Goal -
Without the pictures, output the lines of the material from the very first through the one that holds "from bokeh.core.properties import value".

Given information -
---

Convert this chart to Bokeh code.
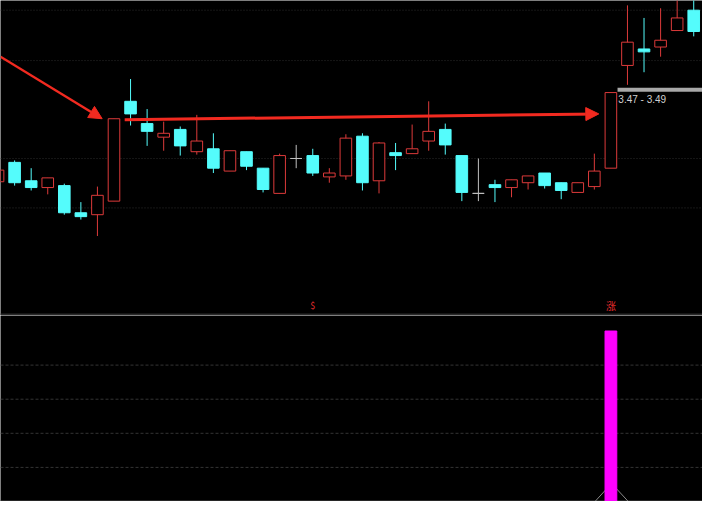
from bokeh.plotting import figure
from bokeh.layouts import column
from bokeh.models import ColumnDataSource, Arrow, NormalHead, Span, Label, Range1d
from bokeh.embed import file_html
from bokeh.resources import INLINE
from bokeh.core.properties import value

# ---------------- data ----------------
bar_index = list(range(43))
opens = [3.102, 3.182, 3.106, 3.078, 3.086, 2.974, 2.966, 3.022, 3.434, 3.342,
         3.286, 3.318, 3.226, 3.238, 3.146, 3.226, 3.158, 3.054, 3.198, 3.210,
         3.122, 3.126, 3.290, 3.106, 3.222, 3.218, 3.270, 3.318, 3.210, 3.054,
         3.090, 3.078, 3.098, 3.138, 3.098, 3.058, 3.082, 3.158, 3.582, 3.650,
         3.658, 3.726, 3.810]
highs = [3.150, 3.190, 3.158, 3.118, 3.094, 3.018, 3.082, 3.362, 3.526, 3.402,
         3.350, 3.330, 3.378, 3.302, 3.230, 3.226, 3.158, 3.218, 3.254, 3.238,
         3.158, 3.298, 3.302, 3.266, 3.262, 3.338, 3.434, 3.342, 3.210, 3.198,
         3.110, 3.110, 3.126, 3.138, 3.098, 3.098, 3.218, 3.470, 3.830, 3.778,
         3.818, 3.870, 3.870]
lows = [3.102, 3.086, 3.066, 3.050, 2.966, 2.946, 2.878, 3.022, 3.334, 3.250,
        3.230, 3.210, 3.214, 3.138, 3.146, 3.150, 3.058, 3.054, 3.158, 3.126,
        3.098, 3.110, 3.066, 3.054, 3.150, 3.218, 3.230, 3.214, 3.022, 3.022,
        3.018, 3.038, 3.070, 3.074, 3.030, 3.058, 3.070, 3.158, 3.502, 3.554,
        3.618, 3.726, 3.702]
closes = [3.150, 3.098, 3.078, 3.118, 2.974, 2.958, 3.046, 3.362, 3.382, 3.310,
          3.302, 3.250, 3.270, 3.158, 3.230, 3.166, 3.070, 3.210, 3.198, 3.138,
          3.138, 3.282, 3.098, 3.262, 3.210, 3.238, 3.310, 3.254, 3.058, 3.054,
          3.078, 3.110, 3.126, 3.086, 3.066, 3.098, 3.146, 3.470, 3.678, 3.638,
          3.686, 3.778, 3.722]

grid_prices = [2.994, 3.198, 3.602, 3.810]
price_label = "3.47 - 3.49"
price_level = 3.482

signal_index = [19, 37]
signal_text = ["$", "涨"]
signal_size = ["9px", "10px"]
signal_price = [2.592, 2.592]

bar_signal_index = [37]
bar_signal_value = [5.0]
lower_grid = [1, 2, 3, 4]

# arrows (index, price)
arrow1_start = (0.148, 3.618)
arrow1_end = (6.287, 3.362)
arrow2_start = (7.645, 3.358)
arrow2_end = (36.27, 3.382)

UP = "#dc3a3a"
DOWN = "#54fcfc"
FLAT = "#c0c0c0"
ARROW = "#f22a20"

colors, fills, tops, bottoms = [], [], [], []
for o, c in zip(opens, closes):
    if c > o:
        colors.append(UP); fills.append("black")
    elif c < o:
        colors.append(DOWN); fills.append(DOWN)
    else:
        colors.append(FLAT); fills.append(FLAT)
    tops.append(max(o, c)); bottoms.append(min(o, c))

src = ColumnDataSource(dict(x=bar_index, high=highs, low=lows, top=tops,
                            bottom=bottoms, color=colors, fill=fills))

xr = Range1d(0.148, 42.53)

# ---------------- top panel ----------------
p = figure(width=702, height=315, x_range=xr, y_range=Range1d(2.55, 3.85),
           output_backend="svg", toolbar_location=None,
           x_axis_location=None, y_axis_location=None,
           background_fill_color="black", border_fill_color="black",
           min_border=0, outline_line_color=None)
p.grid.visible = False

for g in grid_prices:
    p.add_layout(Span(location=g, dimension="width", line_color="#2c2c2c",
                      line_width=1, line_dash="1 2", level="underlay"))

p.segment(x0="x", y0="high", x1="x", y1="low", color="color", line_width=1, source=src)
p.vbar(x="x", width=0.70, top="top", bottom="bottom", fill_color="fill",
       line_color="color", line_width=1, source=src)

# price level line and label
p.line(x=[37.40, 43.0], y=[price_level, price_level], line_color="#a8a8a8", line_width=4)
p.add_layout(Label(x=37.45, y=3.442, text=price_label, text_color="#d0d0d0",
                   text_font="Liberation Sans", text_font_size="10px",
                   text_baseline="middle", text_align="left"))

# separator line
p.add_layout(Span(location=2.554, dimension="width", line_color="#2a2a2a", line_width=2))

# signal texts
sig = ColumnDataSource(dict(x=signal_index, y=signal_price, t=signal_text, s=signal_size))
p.text(x="x", y="y", text="t", text_font_size="s", source=sig,
       text_font=value("Noto Sans CJK SC"), text_color="#e02c2c",
       text_align="center", text_baseline="middle")

# arrows
p.add_layout(Arrow(x_start=arrow1_start[0], y_start=arrow1_start[1],
                   x_end=arrow1_end[0], y_end=arrow1_end[1],
                   line_color=ARROW, line_width=2.5,
                   end=NormalHead(size=13, fill_color=ARROW, line_color=ARROW)))
p.add_layout(Arrow(x_start=arrow2_start[0], y_start=arrow2_start[1],
                   x_end=arrow2_end[0], y_end=arrow2_end[1],
                   line_color=ARROW, line_width=3,
                   end=NormalHead(size=13, fill_color=ARROW, line_color=ARROW)))

# ---------------- bottom panel ----------------
p2 = figure(width=702, height=186, x_range=xr, y_range=Range1d(0.0, 5.455),
            output_backend="svg", toolbar_location=None,
            x_axis_location=None, y_axis_location=None,
            background_fill_color="black", border_fill_color="black",
            min_border=0, outline_line_color=None)
p2.grid.visible = False
for g in lower_grid:
    p2.add_layout(Span(location=g, dimension="width", line_color="#343434",
                       line_width=1, line_dash="3 2", level="underlay"))
p2.add_layout(Span(location=0.02, dimension="width", line_color="#3a3a3a",
                   line_width=1, level="underlay"))

p2.line(x=[36.04, 37.04, 38.05], y=[0, 0.53, 0], line_color="#8a8a8a", line_width=1)
p2.vbar(x=bar_signal_index, top=bar_signal_value, bottom=0, width=0.71,
        fill_color="#ff00ff", line_color="#ff00ff")

layout = column(p, p2, spacing=0)
open("out.html", "w").write(file_html(layout, INLINE))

---

Written reply -
Convert this chart to Bokeh code.
from bokeh.plotting import figure
from bokeh.layouts import column
from bokeh.models import ColumnDataSource, Arrow, NormalHead, Span, Label, Range1d
from bokeh.embed import file_html
from bokeh.resources import INLINE
from bokeh.core.properties import value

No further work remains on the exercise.